━━━ SOURCE EXCERPT ━━━

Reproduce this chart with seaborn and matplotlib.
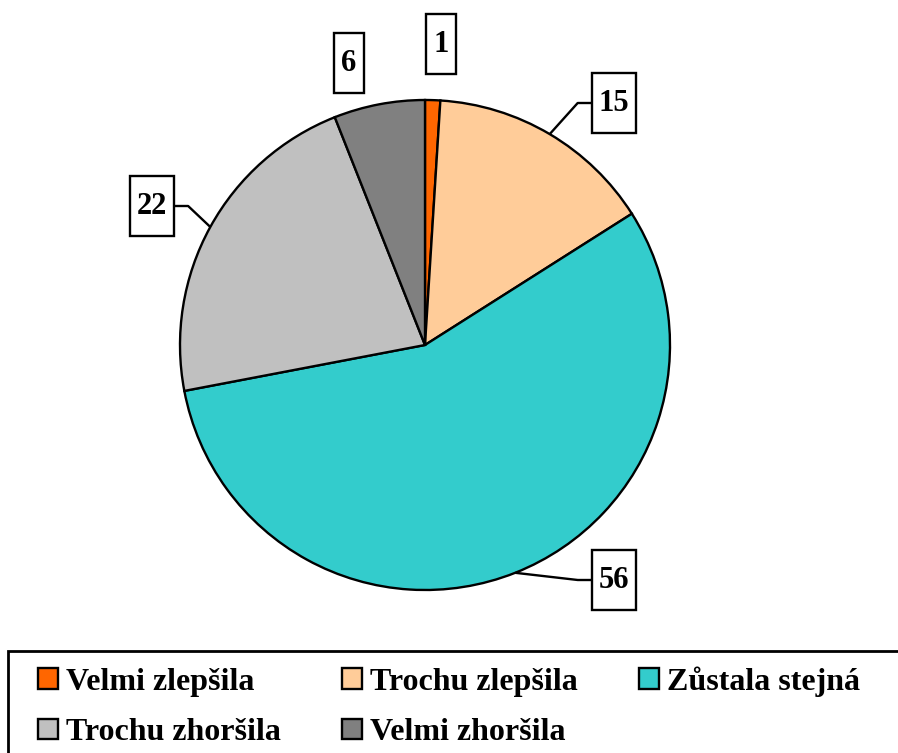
import numpy as np
import matplotlib
matplotlib.use("Agg")
import matplotlib.pyplot as plt
from matplotlib.patches import Rectangle
import seaborn as sns

categories = ["Velmi zlepšila", "Trochu zlepšila", "Zůstala stejná", "Trochu zhoršila", "Velmi zhoršila"]
values = [1, 15, 56, 22, 6]
colors = ["#FF6600", "#FFCC99", "#33CCCC", "#C0C0C0", "#808080"]

sns.set_style("white")
plt.rcParams["font.family"] = ["Liberation Serif", "DejaVu Serif"]
plt.rcParams["font.weight"] = "bold"
plt.rcParams["text.color"] = "black"

W, H = 898, 753
fig = plt.figure(figsize=(W / 100, H / 100), dpi=100)
ax = fig.add_axes([0, 0, 1, 1])

cx, cy, r = 425, H - 345, 245
wedges, _ = ax.pie(values, colors=colors, startangle=90, counterclock=False,
                   center=(cx, cy), radius=r, frame=True,
                   wedgeprops=dict(edgecolor="black", linewidth=1.7))
ax.set_xlim(0, W)
ax.set_ylim(0, H)
ax.set_aspect("equal")
ax.axis("off")

# label box centres (pixels from top-left) and whether a leader is drawn
box_pos = [(441, 44), (614, 103), (614, 580), (152, 206), (349, 63)]
leader = [False, True, True, True, False]

fig.canvas.draw()
rend = fig.canvas.get_renderer()
for w, v, (bx, by), ld in zip(wedges, values, box_pos, leader):
    t = ax.text(bx, H - by, str(v), ha="center", va="center", fontsize=22,
                fontweight="bold", color="black", zorder=5)
    bb = t.get_window_extent(renderer=rend)
    bw = bb.width + 14
    bh = 60
    ax.add_patch(Rectangle((bx - bw / 2, H - by - bh / 2), bw, bh, facecolor="white",
                           edgecolor="black", linewidth=1.7, zorder=4))
    if ld:
        mid = np.deg2rad((w.theta1 + w.theta2) / 2)
        ex, ey = cx + r * np.cos(mid), cy + r * np.sin(mid)
        side = -1 if ex > cx else 1
        edge_x = bx + side * bw / 2
        elbow_x = edge_x + side * 14
        ax.plot([ex, elbow_x, edge_x], [ey, H - by, H - by], color="black",
                linewidth=1.7, zorder=3, solid_capstyle="butt")

# legend frame running off the right/bottom edge
ax.add_patch(Rectangle((8, -20), W + 20, H - 651 + 20, facecolor="white",
                       edgecolor="black", linewidth=2, zorder=1, clip_on=False))

# row-major order for a 3-column legend
order = [0, 3, 1, 4, 2]
leg = ax.legend([wedges[i] for i in order], [categories[i] for i in order],
                loc="upper left", bbox_to_anchor=(38 / W, (H - 666) / H),
                ncol=3, frameon=False,
                prop=dict(family="Liberation Serif", weight="bold", size=23),
                handlelength=0.62, handleheight=0.62, handletextpad=0.25,
                columnspacing=1.92, labelspacing=0.68, borderaxespad=0, borderpad=0)
for txt in leg.get_texts():
    txt.set_color("black")

fig.savefig("out.png", dpi=100)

━━━

## AIM
Copy the data character for character, but drop all pictures from the copy.

## SOLUTION TO THE PROBLEM
Reproduce this chart with seaborn and matplotlib.
import numpy as np
import matplotlib
matplotlib.use("Agg")
import matplotlib.pyplot as plt
from matplotlib.patches import Rectangle
import seaborn as sns

categories = ["Velmi zlepšila", "Trochu zlepšila", "Zůstala stejná", "Trochu zhoršila", "Velmi zhoršila"]
values = [1, 15, 56, 22, 6]
colors = ["#FF6600", "#FFCC99", "#33CCCC", "#C0C0C0", "#808080"]

sns.set_style("white")
plt.rcParams["font.family"] = ["Liberation Serif", "DejaVu Serif"]
plt.rcParams["font.weight"] = "bold"
plt.rcParams["text.color"] = "black"

W, H = 898, 753
fig = plt.figure(figsize=(W / 100, H / 100), dpi=100)
ax = fig.add_axes([0, 0, 1, 1])

cx, cy, r = 425, H - 345, 245
wedges, _ = ax.pie(values, colors=colors, startangle=90, counterclock=False,
                   center=(cx, cy), radius=r, frame=True,
                   wedgeprops=dict(edgecolor="black", linewidth=1.7))
ax.set_xlim(0, W)
ax.set_ylim(0, H)
ax.set_aspect("equal")
ax.axis("off")

# label box centres (pixels from top-left) and whether a leader is drawn
box_pos = [(441, 44), (614, 103), (614, 580), (152, 206), (349, 63)]
leader = [False, True, True, True, False]

fig.canvas.draw()
rend = fig.canvas.get_renderer()
for w, v, (bx, by), ld in zip(wedges, values, box_pos, leader):
    t = ax.text(bx, H - by, str(v), ha="center", va="center", fontsize=22,
                fontweight="bold", color="black", zorder=5)
    bb = t.get_window_extent(renderer=rend)
    bw = bb.width + 14
    bh = 60
    ax.add_patch(Rectangle((bx - bw / 2, H - by - bh / 2), bw, bh, facecolor="white",
                           edgecolor="black", linewidth=1.7, zorder=4))
    if ld:
        mid = np.deg2rad((w.theta1 + w.theta2) / 2)
        ex, ey = cx + r * np.cos(mid), cy + r * np.sin(mid)
        side = -1 if ex > cx else 1
        edge_x = bx + side * bw / 2
        elbow_x = edge_x + side * 14
        ax.plot([ex, elbow_x, edge_x], [ey, H - by, H - by], color="black",
                linewidth=1.7, zorder=3, solid_capstyle="butt")

# legend frame running off the right/bottom edge
ax.add_patch(Rectangle((8, -20), W + 20, H - 651 + 20, facecolor="white",
                       edgecolor="black", linewidth=2, zorder=1, clip_on=False))

# row-major order for a 3-column legend
order = [0, 3, 1, 4, 2]
leg = ax.legend([wedges[i] for i in order], [categories[i] for i in order],
                loc="upper left", bbox_to_anchor=(38 / W, (H - 666) / H),
                ncol=3, frameon=False,
                prop=dict(family="Liberation Serif", weight="bold", size=23),
                handlelength=0.62, handleheight=0.62, handletextpad=0.25,
                columnspacing=1.92, labelspacing=0.68, borderaxespad=0, borderpad=0)
for txt in leg.get_texts():
    txt.set_color("black")

fig.savefig("out.png", dpi=100)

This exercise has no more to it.